Even though the book is ostensibly a profile of a person, it also turns out to be a profile of the times – the sixties (which has been rehashed so many times in popular culture that it can seem stale) comes alive and you feel how volatile life was in America. It’s really interesting to read about historical events from the perspective of someone who is living through them, truly believes in a need for change, and does not know how things will turn out.
Finally, I liked the passages in Sal Si Puedes devoted to the environment. The descriptions were stirring and the analysis of issues was piercing. Matthiessen is obviously passionate and deeply knowledgeable and I would like to read some of his other work that is more directly about environmental issues.
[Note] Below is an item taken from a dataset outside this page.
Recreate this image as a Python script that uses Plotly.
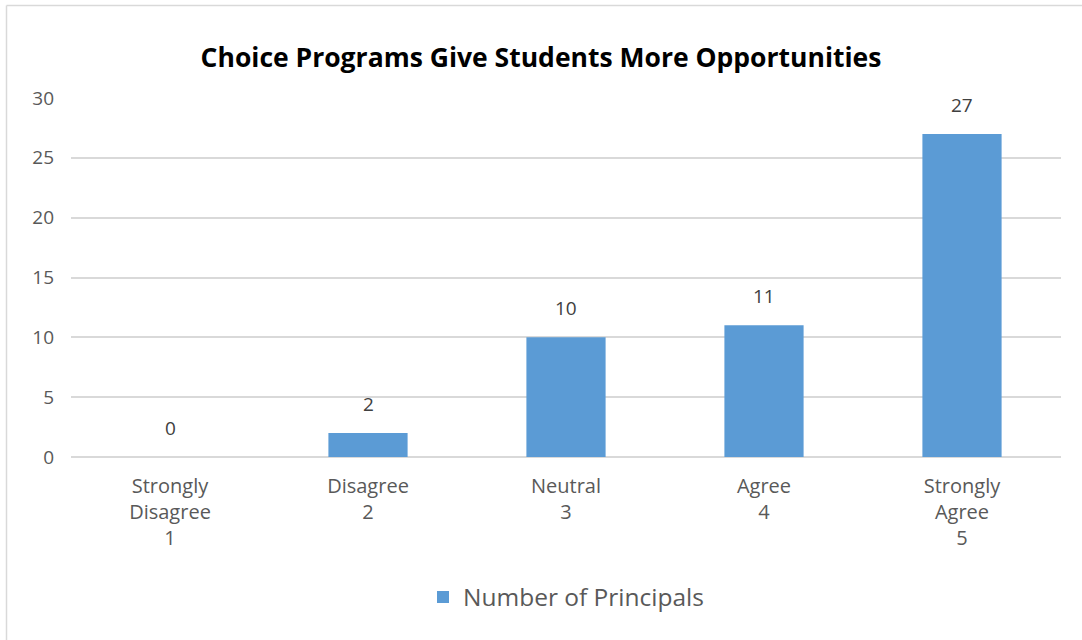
import plotly.graph_objects as go

# Survey responses
categories = ["Strongly<br>Disagree<br>1", "Disagree<br>2", "Neutral<br>3", "Agree<br>4", "Strongly<br>Agree<br>5"]
principals = [0, 2, 10, 11, 27]
y_ticks = [0, 5, 10, 15, 20, 25, 30]

BAR = "#5B9BD5"
GRID = "#D9D9D9"
TEXT = "#595959"
FONT = "Open Sans"

W, H = 1082, 640
ML, MR, MT, MB = 71, 21, 98, 183
plot_w = W - ML - MR
plot_h = H - MT - MB

fig = go.Figure(
    go.Bar(
        x=categories,
        y=principals,
        name="Number of Principals",
        marker=dict(color=BAR, line=dict(width=0)),
        cliponaxis=False,
    )
)

# value labels above each bar
for cat, val in zip(categories, principals):
    fig.add_annotation(
        x=cat, y=val, text=str(val), showarrow=False,
        yanchor="bottom", yshift=14,
        font=dict(family=FONT, size=19, color="#404040"),
    )

# chart frame (top and left edges)
fx = (6.5 - ML) / plot_w
fy = 1 + (MT - 5.5) / plot_h
fig.add_shape(type="line", xref="paper", yref="paper", x0=fx, x1=1.05, y0=fy, y1=fy,
              line=dict(color=GRID, width=1.5))
fig.add_shape(type="line", xref="paper", yref="paper", x0=fx, x1=fx, y0=fy, y1=-0.6,
              line=dict(color=GRID, width=1.5))

fig.update_layout(
    width=W,
    height=H,
    margin=dict(l=ML, r=MR, t=MT, b=MB),
    paper_bgcolor="white",
    plot_bgcolor="white",
    bargap=0.6,
    showlegend=True,
    title=dict(
        text="<b>Choice Programs Give Students More Opportunities</b>",
        font=dict(family=FONT, size=26.5, color="black"),
        x=0.5, xanchor="center", y=1 - 58 / H, yanchor="middle",
    ),
    legend=dict(
        orientation="h",
        x=0.5, xanchor="center",
        y=-0.39, yanchor="middle",
        font=dict(family=FONT, size=24.5, color=TEXT),
        itemsizing="constant",
    ),
    xaxis=dict(
        showgrid=False,
        showline=False,
        ticks="",
        ticklabelstandoff=15,
        tickfont=dict(family=FONT, size=20, color=TEXT),
    ),
    yaxis=dict(
        range=[0, 30],
        tickvals=y_ticks,
        showgrid=True,
        gridcolor=GRID,
        gridwidth=1.5,
        zeroline=True,
        zerolinecolor=GRID,
        zerolinewidth=1.5,
        showline=False,
        ticks="",
        ticklabelstandoff=16,
        tickfont=dict(family=FONT, size=19, color=TEXT),
    ),
)

fig.write_html("out.html")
It's a pretty dry and journalistic read, but its also a very important read. Like most people growing up in the U.S., I've always heard about Cesar Chavez, but never actaully studied what he did. Matthiessen followed him for the better part of the strike, and does a good job detailing all the factors of their struggle for fair treatment of workers in the fields. My only real regret is that you don't get as much detail going over the before and after, but that would require the book to be like 600 pages.
It is easy to write a biography of a hero and to see him only at his best. Peter Matthiessen does so much more in Sal Si Puedes. By focusing his history around the time he spent with Cesar Chavez he gives the narrative the immediacy that is so often lacking from biography. By depicting his subject in such nuance, Matthiessen brings Chavez to life in a way that celebrates his humanity.
The life of Cesar Chavez was inspiring, but I got to admit this book goes into a lot of detail. The book starts off good and in the middle I started to get bored. The author should have put less detail and more important facts. After all the book was good to read.